TASK PROMPT. Exact reproduction is required for the lines bounded by the one containing "Rebuild this chart" and the one containing "12.7, 10.4, 8.7, 7.3]", both bounds included. Print them without any pictures.

INPUT FOR THIS TASK.
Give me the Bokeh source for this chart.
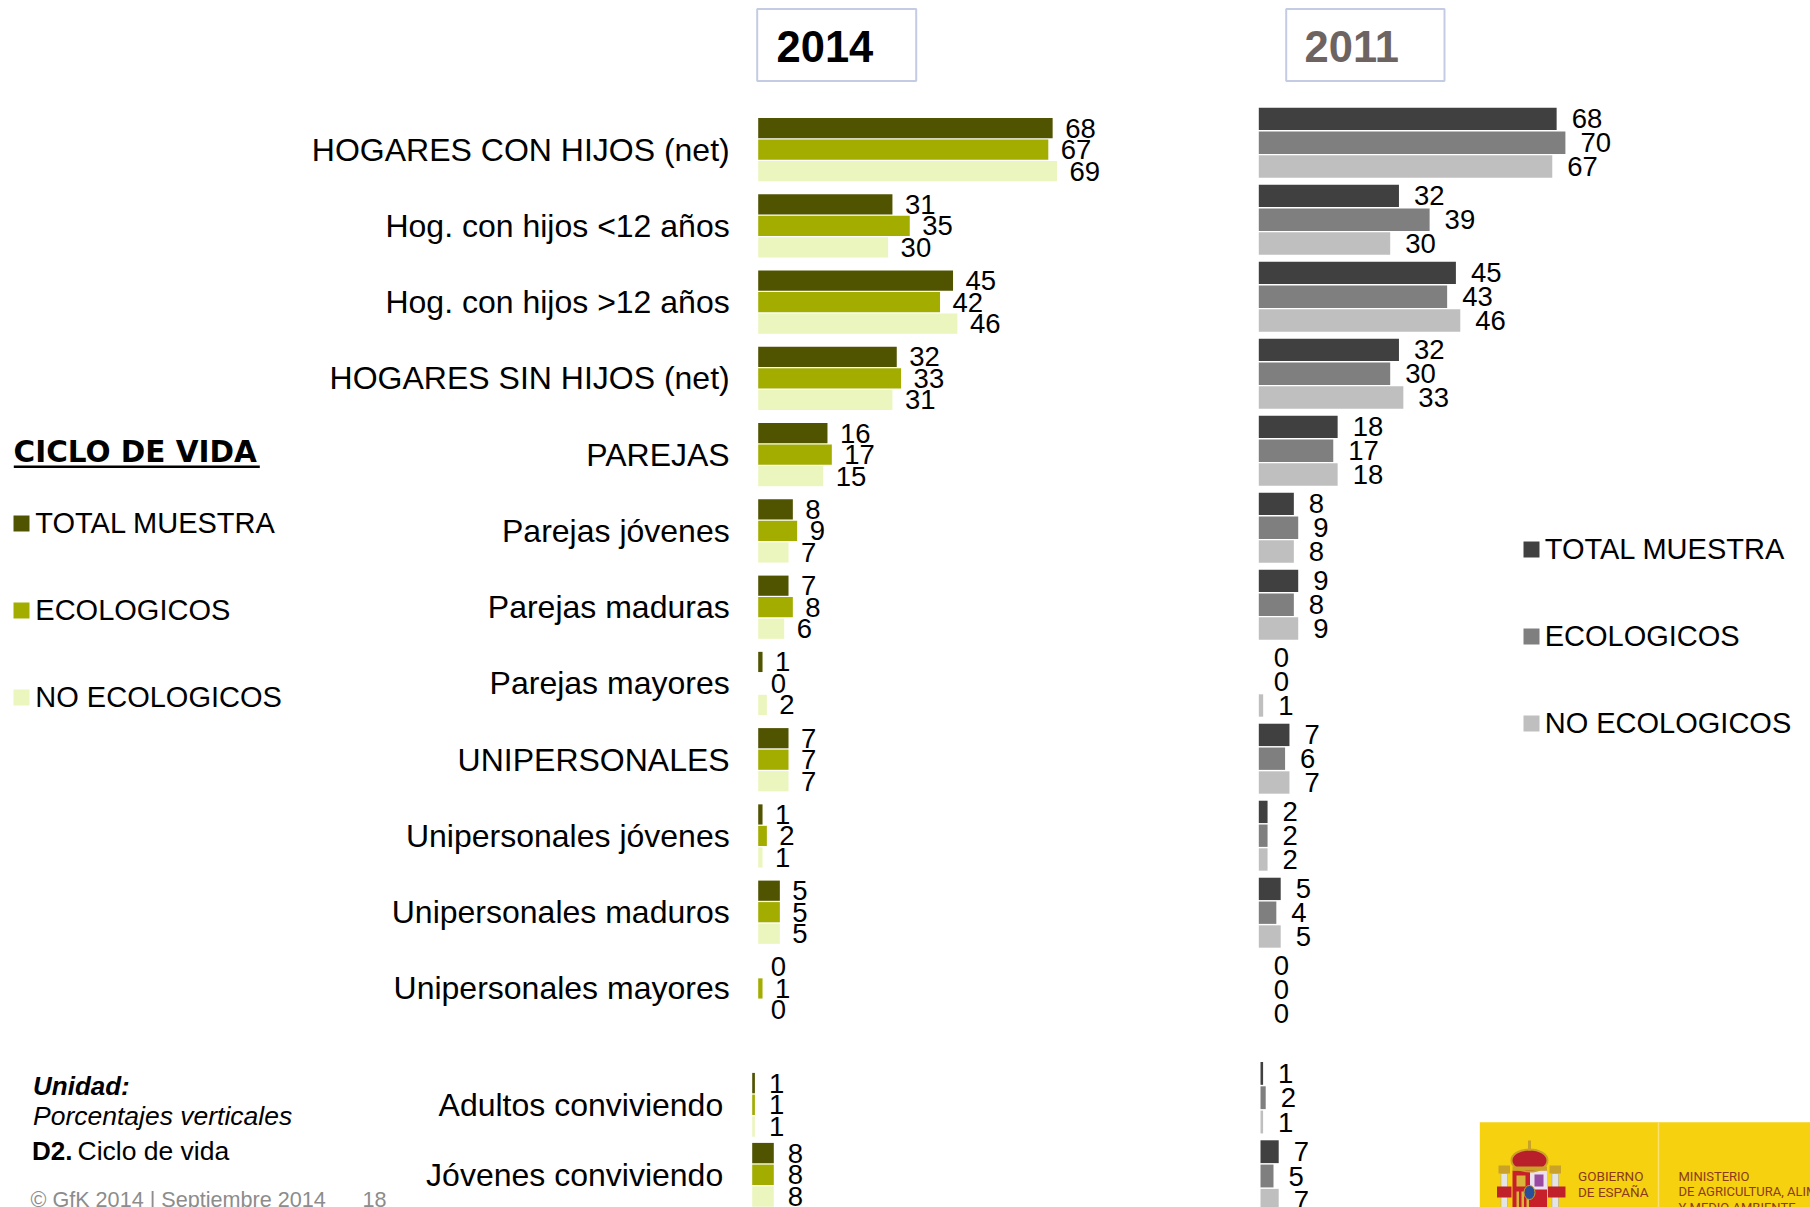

---

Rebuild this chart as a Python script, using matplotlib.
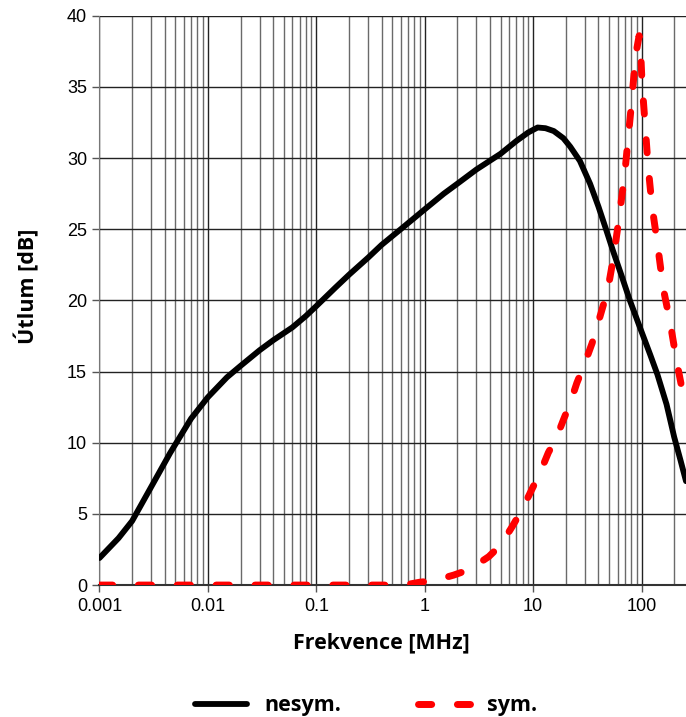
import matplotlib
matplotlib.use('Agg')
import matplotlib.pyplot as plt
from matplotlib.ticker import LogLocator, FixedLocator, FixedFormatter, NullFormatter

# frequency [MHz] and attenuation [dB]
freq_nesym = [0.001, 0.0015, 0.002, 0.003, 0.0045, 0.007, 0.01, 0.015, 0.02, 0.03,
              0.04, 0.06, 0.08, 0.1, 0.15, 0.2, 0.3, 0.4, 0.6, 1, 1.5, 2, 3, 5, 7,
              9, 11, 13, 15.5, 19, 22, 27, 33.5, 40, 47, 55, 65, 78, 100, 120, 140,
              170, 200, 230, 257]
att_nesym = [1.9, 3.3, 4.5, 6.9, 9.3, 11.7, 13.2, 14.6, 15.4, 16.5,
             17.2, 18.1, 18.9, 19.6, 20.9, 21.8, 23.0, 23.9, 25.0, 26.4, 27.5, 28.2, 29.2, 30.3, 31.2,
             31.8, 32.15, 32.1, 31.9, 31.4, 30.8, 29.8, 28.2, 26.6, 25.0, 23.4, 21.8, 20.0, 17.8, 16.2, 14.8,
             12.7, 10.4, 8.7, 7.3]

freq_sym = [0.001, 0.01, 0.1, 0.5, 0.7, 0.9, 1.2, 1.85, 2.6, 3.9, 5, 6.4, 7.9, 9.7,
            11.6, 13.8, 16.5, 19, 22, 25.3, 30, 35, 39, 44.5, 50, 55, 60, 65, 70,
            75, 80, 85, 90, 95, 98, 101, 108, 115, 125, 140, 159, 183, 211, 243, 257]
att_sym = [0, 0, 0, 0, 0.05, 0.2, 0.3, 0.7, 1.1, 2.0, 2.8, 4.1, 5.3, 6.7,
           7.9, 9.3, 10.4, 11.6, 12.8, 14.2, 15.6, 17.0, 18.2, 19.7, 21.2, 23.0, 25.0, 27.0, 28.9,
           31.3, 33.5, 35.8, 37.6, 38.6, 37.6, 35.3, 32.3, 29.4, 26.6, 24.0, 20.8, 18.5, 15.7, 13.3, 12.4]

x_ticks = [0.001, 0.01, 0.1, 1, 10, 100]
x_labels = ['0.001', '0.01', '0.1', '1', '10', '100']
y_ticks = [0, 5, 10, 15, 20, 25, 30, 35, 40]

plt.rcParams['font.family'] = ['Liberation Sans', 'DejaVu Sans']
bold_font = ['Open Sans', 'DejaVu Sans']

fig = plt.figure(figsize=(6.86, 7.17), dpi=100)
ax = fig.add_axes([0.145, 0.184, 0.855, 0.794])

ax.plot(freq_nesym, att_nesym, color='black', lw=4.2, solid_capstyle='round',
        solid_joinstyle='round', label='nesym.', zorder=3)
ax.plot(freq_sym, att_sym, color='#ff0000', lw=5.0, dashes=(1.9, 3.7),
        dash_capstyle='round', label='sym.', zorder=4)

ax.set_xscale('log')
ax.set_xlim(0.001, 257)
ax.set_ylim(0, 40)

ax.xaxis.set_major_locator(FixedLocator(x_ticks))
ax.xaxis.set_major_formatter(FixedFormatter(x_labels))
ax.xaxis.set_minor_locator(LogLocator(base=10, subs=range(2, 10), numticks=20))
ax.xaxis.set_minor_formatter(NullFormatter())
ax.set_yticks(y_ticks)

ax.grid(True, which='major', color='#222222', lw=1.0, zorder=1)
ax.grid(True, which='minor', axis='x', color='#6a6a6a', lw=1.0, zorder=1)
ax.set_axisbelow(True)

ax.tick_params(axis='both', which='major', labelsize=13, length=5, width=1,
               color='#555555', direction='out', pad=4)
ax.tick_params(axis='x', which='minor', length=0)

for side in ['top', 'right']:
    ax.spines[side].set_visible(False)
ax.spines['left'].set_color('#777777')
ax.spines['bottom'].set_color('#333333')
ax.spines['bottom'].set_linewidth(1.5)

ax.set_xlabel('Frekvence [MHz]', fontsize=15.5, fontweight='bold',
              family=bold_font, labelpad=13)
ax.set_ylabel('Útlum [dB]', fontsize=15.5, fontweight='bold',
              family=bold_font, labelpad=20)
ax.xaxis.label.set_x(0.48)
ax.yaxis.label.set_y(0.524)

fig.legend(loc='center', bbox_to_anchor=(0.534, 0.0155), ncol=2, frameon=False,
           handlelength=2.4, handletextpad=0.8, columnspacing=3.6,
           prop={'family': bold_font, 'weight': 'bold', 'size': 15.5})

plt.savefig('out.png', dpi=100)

--

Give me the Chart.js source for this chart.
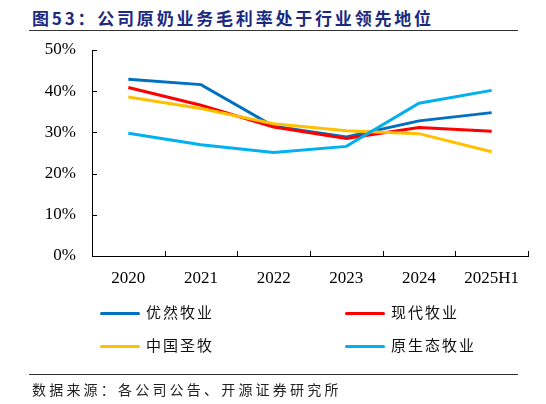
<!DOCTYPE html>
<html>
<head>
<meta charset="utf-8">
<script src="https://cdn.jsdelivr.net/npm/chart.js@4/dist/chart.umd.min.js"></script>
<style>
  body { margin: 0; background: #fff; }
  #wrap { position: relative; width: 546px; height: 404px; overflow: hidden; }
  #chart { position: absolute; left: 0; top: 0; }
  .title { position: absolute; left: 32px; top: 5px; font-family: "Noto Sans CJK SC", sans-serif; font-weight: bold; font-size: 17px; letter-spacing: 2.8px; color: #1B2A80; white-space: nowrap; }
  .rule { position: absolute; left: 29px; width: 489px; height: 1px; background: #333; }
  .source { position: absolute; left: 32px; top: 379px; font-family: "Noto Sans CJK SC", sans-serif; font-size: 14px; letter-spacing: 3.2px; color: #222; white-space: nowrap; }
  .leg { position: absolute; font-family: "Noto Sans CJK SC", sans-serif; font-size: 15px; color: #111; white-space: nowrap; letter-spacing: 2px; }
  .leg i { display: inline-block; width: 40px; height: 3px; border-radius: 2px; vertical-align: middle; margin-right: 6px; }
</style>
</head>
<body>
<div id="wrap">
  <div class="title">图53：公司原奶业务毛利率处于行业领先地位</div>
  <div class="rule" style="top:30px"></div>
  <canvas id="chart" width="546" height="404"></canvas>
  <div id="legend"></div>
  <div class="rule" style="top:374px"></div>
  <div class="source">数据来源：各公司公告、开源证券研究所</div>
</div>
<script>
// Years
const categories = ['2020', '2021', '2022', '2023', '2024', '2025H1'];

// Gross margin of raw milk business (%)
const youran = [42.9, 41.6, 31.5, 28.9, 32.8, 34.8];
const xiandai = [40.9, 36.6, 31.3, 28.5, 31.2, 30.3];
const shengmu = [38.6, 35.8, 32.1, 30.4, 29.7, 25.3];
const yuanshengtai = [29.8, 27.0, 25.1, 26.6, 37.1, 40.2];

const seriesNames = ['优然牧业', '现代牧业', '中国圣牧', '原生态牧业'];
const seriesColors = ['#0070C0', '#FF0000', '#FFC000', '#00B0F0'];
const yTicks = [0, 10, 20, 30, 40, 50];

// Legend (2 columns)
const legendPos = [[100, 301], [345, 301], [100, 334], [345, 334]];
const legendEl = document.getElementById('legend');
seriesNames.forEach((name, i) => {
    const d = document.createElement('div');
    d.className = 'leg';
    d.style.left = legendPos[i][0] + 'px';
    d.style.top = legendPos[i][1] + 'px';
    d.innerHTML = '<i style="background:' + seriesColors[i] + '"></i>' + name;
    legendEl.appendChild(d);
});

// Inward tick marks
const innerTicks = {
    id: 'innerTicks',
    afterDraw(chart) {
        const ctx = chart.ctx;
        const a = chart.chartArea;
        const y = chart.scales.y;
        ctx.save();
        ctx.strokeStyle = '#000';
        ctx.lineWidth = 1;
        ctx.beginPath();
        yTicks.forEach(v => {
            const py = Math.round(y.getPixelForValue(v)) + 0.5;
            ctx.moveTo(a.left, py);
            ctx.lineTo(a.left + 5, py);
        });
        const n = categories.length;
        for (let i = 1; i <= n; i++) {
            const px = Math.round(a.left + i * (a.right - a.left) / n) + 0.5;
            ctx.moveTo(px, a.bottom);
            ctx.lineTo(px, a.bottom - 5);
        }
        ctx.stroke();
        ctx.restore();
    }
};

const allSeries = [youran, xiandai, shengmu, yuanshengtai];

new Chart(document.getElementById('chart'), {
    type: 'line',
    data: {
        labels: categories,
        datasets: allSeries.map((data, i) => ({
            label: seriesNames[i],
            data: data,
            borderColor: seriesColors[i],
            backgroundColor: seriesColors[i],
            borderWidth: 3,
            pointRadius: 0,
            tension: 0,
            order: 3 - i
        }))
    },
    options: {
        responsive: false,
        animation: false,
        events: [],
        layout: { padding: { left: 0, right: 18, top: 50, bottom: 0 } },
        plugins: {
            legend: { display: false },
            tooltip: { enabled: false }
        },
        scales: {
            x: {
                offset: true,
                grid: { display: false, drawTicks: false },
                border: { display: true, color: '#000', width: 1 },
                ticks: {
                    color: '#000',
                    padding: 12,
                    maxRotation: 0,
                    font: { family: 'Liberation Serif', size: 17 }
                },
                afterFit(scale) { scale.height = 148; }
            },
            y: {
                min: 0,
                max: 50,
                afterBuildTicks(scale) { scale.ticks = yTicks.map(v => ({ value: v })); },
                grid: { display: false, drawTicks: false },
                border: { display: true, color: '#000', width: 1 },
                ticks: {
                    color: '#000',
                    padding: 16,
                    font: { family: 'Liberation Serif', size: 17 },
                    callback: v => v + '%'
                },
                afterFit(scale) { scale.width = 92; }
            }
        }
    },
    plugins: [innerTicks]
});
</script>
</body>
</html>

RESULT FOR THIS EXERCISE.
Rebuild this chart as a Python script, using matplotlib.
import matplotlib
matplotlib.use('Agg')
import matplotlib.pyplot as plt
from matplotlib.ticker import LogLocator, FixedLocator, FixedFormatter, NullFormatter

# frequency [MHz] and attenuation [dB]
freq_nesym = [0.001, 0.0015, 0.002, 0.003, 0.0045, 0.007, 0.01, 0.015, 0.02, 0.03,
              0.04, 0.06, 0.08, 0.1, 0.15, 0.2, 0.3, 0.4, 0.6, 1, 1.5, 2, 3, 5, 7,
              9, 11, 13, 15.5, 19, 22, 27, 33.5, 40, 47, 55, 65, 78, 100, 120, 140,
              170, 200, 230, 257]
att_nesym = [1.9, 3.3, 4.5, 6.9, 9.3, 11.7, 13.2, 14.6, 15.4, 16.5,
             17.2, 18.1, 18.9, 19.6, 20.9, 21.8, 23.0, 23.9, 25.0, 26.4, 27.5, 28.2, 29.2, 30.3, 31.2,
             31.8, 32.15, 32.1, 31.9, 31.4, 30.8, 29.8, 28.2, 26.6, 25.0, 23.4, 21.8, 20.0, 17.8, 16.2, 14.8,
             12.7, 10.4, 8.7, 7.3]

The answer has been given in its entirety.